Dataset content:
###

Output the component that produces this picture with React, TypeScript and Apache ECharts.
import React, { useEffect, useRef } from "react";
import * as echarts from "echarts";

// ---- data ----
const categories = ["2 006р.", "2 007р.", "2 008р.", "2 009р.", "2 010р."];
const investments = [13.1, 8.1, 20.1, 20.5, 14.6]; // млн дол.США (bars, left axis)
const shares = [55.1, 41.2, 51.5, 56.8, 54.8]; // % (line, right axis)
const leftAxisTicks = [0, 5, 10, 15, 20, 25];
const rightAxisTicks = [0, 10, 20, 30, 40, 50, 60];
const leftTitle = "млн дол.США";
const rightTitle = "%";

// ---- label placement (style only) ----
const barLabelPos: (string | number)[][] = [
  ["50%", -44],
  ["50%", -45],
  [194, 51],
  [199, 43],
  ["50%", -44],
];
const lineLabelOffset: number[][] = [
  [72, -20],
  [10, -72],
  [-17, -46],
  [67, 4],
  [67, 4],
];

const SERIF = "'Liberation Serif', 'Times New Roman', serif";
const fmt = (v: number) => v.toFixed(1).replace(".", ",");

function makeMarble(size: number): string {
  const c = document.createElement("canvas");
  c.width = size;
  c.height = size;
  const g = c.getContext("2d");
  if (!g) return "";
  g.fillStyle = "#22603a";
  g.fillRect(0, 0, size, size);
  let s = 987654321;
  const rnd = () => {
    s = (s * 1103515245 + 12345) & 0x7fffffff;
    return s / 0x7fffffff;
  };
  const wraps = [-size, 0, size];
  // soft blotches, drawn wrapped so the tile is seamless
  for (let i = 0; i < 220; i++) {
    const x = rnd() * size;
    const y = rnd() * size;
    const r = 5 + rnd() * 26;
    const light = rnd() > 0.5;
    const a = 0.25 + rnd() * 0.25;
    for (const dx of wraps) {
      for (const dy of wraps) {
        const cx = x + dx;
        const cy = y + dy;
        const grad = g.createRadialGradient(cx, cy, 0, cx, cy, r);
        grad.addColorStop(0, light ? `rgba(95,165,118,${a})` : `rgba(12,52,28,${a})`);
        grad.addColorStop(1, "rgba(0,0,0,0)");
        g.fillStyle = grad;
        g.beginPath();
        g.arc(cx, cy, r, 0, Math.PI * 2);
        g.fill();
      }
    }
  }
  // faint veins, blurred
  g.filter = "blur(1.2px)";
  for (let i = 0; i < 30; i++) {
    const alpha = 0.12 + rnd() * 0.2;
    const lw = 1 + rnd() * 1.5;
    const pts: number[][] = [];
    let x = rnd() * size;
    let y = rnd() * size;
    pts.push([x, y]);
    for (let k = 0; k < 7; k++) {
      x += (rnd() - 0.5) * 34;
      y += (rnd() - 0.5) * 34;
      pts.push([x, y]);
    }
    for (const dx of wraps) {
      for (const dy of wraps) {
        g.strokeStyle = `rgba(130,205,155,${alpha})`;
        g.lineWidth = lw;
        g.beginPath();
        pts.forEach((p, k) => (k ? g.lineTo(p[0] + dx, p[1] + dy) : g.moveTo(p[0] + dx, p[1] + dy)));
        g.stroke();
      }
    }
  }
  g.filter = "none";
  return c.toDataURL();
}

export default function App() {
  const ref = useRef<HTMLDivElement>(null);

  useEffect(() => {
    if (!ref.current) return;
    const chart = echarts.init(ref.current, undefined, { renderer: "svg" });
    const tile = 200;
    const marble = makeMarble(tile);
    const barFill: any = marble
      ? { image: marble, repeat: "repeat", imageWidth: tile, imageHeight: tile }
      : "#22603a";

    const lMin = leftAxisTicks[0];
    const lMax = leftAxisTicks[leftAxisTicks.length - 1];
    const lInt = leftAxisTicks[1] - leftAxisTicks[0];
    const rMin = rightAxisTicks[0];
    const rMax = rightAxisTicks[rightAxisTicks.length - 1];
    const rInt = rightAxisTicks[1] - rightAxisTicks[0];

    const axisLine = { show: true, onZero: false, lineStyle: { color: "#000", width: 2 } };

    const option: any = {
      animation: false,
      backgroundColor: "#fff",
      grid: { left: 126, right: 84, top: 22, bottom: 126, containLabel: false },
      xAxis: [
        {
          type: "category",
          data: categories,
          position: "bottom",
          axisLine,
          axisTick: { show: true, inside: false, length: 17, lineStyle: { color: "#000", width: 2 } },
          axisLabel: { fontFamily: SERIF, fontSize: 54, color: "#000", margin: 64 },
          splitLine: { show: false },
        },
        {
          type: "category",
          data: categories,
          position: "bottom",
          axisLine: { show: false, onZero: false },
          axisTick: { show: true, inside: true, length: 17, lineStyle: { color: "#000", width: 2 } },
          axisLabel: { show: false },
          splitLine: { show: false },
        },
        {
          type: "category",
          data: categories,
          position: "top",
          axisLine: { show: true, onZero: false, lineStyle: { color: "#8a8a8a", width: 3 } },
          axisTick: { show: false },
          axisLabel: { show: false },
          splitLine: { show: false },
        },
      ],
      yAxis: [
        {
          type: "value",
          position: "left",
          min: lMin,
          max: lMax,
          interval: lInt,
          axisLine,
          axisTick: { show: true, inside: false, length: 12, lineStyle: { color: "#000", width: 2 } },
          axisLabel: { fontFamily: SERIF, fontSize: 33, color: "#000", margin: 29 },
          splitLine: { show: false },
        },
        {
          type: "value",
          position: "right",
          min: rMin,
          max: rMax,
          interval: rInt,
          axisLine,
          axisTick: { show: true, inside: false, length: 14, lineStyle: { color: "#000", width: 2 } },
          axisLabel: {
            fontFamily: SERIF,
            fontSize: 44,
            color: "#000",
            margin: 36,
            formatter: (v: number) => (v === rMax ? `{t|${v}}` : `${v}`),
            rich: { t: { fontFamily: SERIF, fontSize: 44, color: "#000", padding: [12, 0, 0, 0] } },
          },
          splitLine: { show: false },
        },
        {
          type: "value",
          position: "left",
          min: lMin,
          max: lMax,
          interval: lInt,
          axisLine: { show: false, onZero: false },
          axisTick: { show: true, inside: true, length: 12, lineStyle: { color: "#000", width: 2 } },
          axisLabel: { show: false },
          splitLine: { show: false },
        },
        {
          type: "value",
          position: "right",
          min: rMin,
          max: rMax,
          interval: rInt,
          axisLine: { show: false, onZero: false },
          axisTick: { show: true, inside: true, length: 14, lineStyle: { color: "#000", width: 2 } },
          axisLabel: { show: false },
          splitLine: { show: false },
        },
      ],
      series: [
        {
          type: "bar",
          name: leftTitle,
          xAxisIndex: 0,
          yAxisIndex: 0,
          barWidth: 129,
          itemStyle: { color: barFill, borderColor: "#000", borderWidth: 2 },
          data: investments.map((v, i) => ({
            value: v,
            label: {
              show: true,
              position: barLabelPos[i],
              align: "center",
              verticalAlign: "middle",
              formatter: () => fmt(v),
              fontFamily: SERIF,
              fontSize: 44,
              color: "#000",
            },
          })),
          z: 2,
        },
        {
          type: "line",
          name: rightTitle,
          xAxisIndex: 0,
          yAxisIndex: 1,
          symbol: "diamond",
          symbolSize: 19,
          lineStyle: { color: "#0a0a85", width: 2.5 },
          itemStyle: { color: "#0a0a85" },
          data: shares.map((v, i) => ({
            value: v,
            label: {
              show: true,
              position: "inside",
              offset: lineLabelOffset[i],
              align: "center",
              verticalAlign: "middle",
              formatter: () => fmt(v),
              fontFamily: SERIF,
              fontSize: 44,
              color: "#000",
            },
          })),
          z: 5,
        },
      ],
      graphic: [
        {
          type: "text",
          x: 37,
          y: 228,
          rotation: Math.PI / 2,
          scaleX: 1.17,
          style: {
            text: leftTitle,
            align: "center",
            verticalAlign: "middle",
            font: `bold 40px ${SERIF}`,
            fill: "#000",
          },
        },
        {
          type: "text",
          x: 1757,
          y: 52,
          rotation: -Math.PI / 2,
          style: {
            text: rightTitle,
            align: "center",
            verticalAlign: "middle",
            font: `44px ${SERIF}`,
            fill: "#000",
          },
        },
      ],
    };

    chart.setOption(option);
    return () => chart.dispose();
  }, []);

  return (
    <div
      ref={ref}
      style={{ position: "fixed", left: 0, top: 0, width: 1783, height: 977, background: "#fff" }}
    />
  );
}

###

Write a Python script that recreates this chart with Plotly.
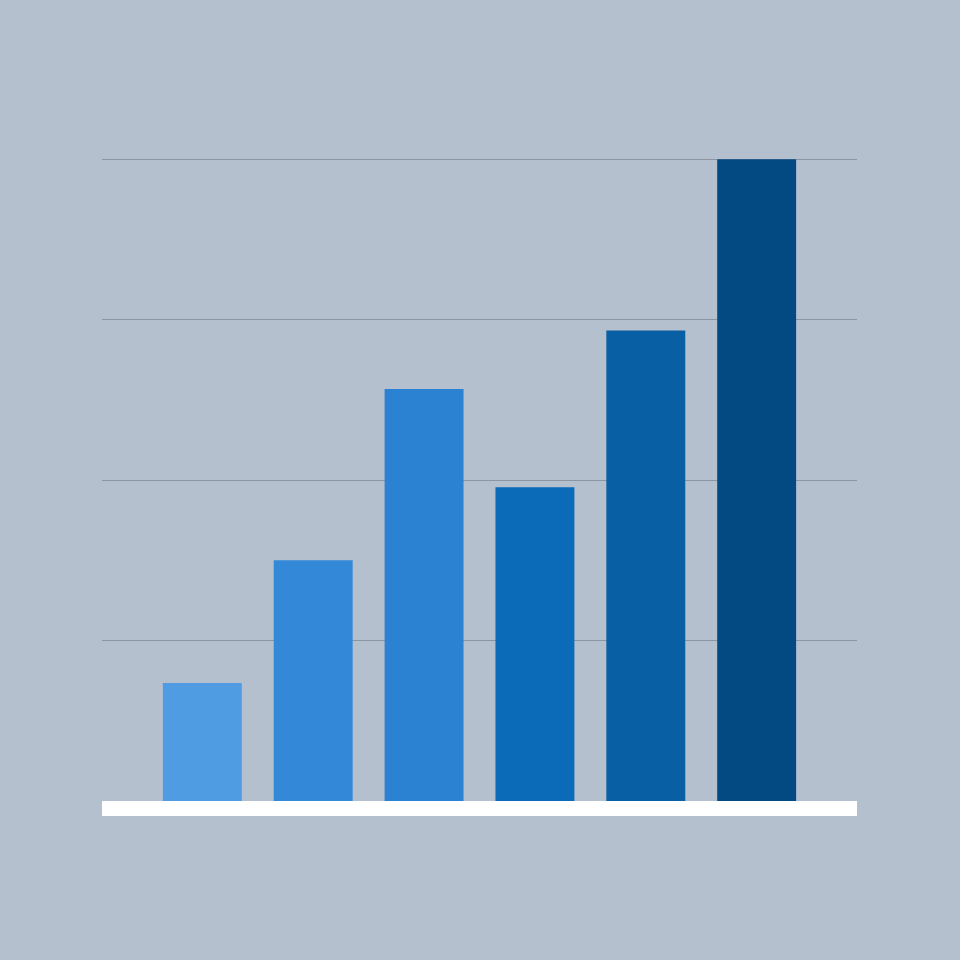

###

What is being asked:
Show every line that contains the word "with".

Task result:
Output the component that produces this picture with React, TypeScript and Apache ECharts.
Write a Python script that recreates this chart with Plotly.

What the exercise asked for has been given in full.